从另一角度说,随着鸦片战争的硝烟进入,外来传教士也很难得到传统士大夫的承认。和明末徐光启等士大夫不同的是,晚清士大夫对于外来传教士大多采取抵触、排斥的态度,更遑论与他们建立良好的私人关系。一方面,外族的入侵导致了民族情绪的高涨,与帝国主义的扩张有撇不清关系的传教士自然很难得到有良知的士大夫的认可。甚至还有人直接撰写文章,当面指斥传教士小说的荒诞不经,“署名‘天下第一伤心人撰’的《辟邪纪实》,卷中收录《阅〈甲乙二友论述〉》,指斥这部小说荒谬不经,将矛头直指基督教”[4]210。另一方面,这一时期主流士大夫的眼光还停留在“师夷长技以制夷”的“洋务派”阶段,文化思潮依然固执地认为中华文化具有无可比拟的优势,所欠缺的只是技术领域。所以士大夫们将大量的目光投向科学技术书籍,对文学类书籍的翻译少有涉猎,更别说空谈义理、宣扬教义的传教士小说。
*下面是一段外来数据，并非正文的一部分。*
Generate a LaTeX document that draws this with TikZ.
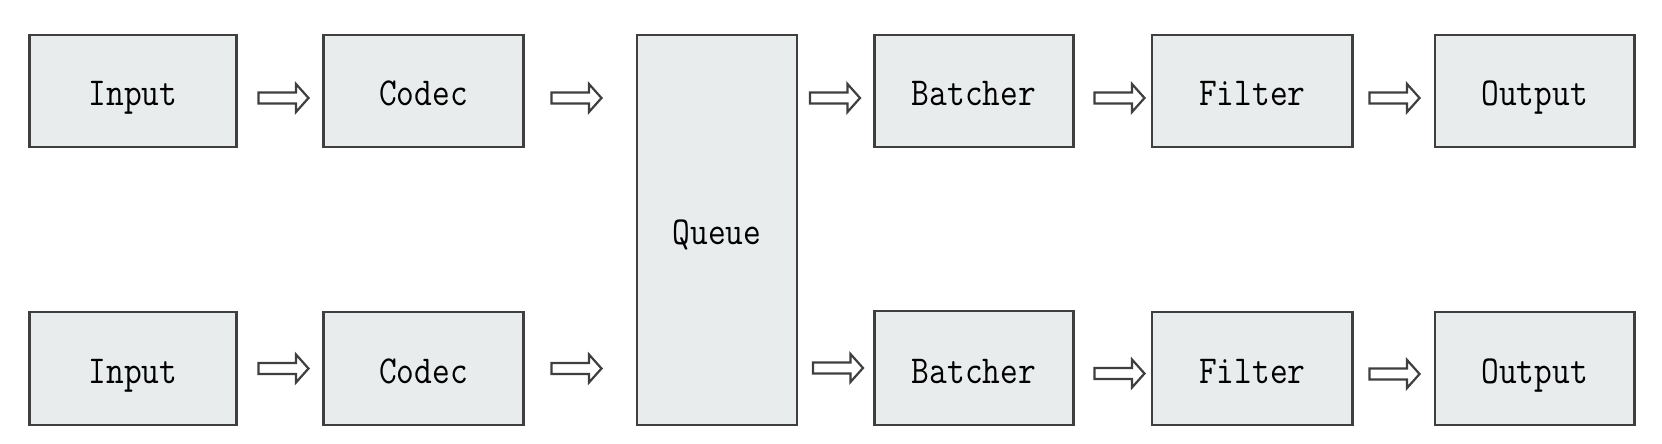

在这样的情况下,传教士们争取士大夫的支持变得越来越渺茫,无可奈何之下,他们的预设读者群只好逐渐转向下层民众和儿童,只能根据这些读者群的特点创作一些容易为他们所接受的故事性更强,说理性、论说性更弱的传教士小说来吸引他们的目光,以此来向其灌输宗教理论和宗教观念,最终达到传教的目的。在这种背景推动之下,传教士小说出现面向儿童文学的转型也就不足为奇。

四、结语

总之,传教士小说在19世纪中后期向儿童文学的转向,有着多种方面的原因。首先是本土传教理念的转变,在现代科技的刺激之下出现了一大批宗教文学作品和儿童文学作品,这自然影响到了译介。

其次是“以基督教文化改造世界文化”的野心,也使得传教士们将目光投向尚处于受教育阶段的儿童。

再次,传教士队伍中女性的增加也促进了这种转向,相对于男性来说,这些知识女性更喜欢将目光投向儿童,而女传教士神学训练的缺乏也让她们更倾向于选择论辩性不强的文学作品作为宣教手段。另外,发生在1840年的鸦片战争改变了传教士的翻译策略,使得他们译介一些“异化”色彩更浓、更有异国情调的作品,为讲求新奇性的儿童文学的发展创造了条件。同时,由于长期得不到士大夫阶层的承认,尤其是在鸦片战争之后反而受到士大夫阶层更加激烈的抵触和漠视,使得传教士们不得不将目光转向下层民众尤其是儿童。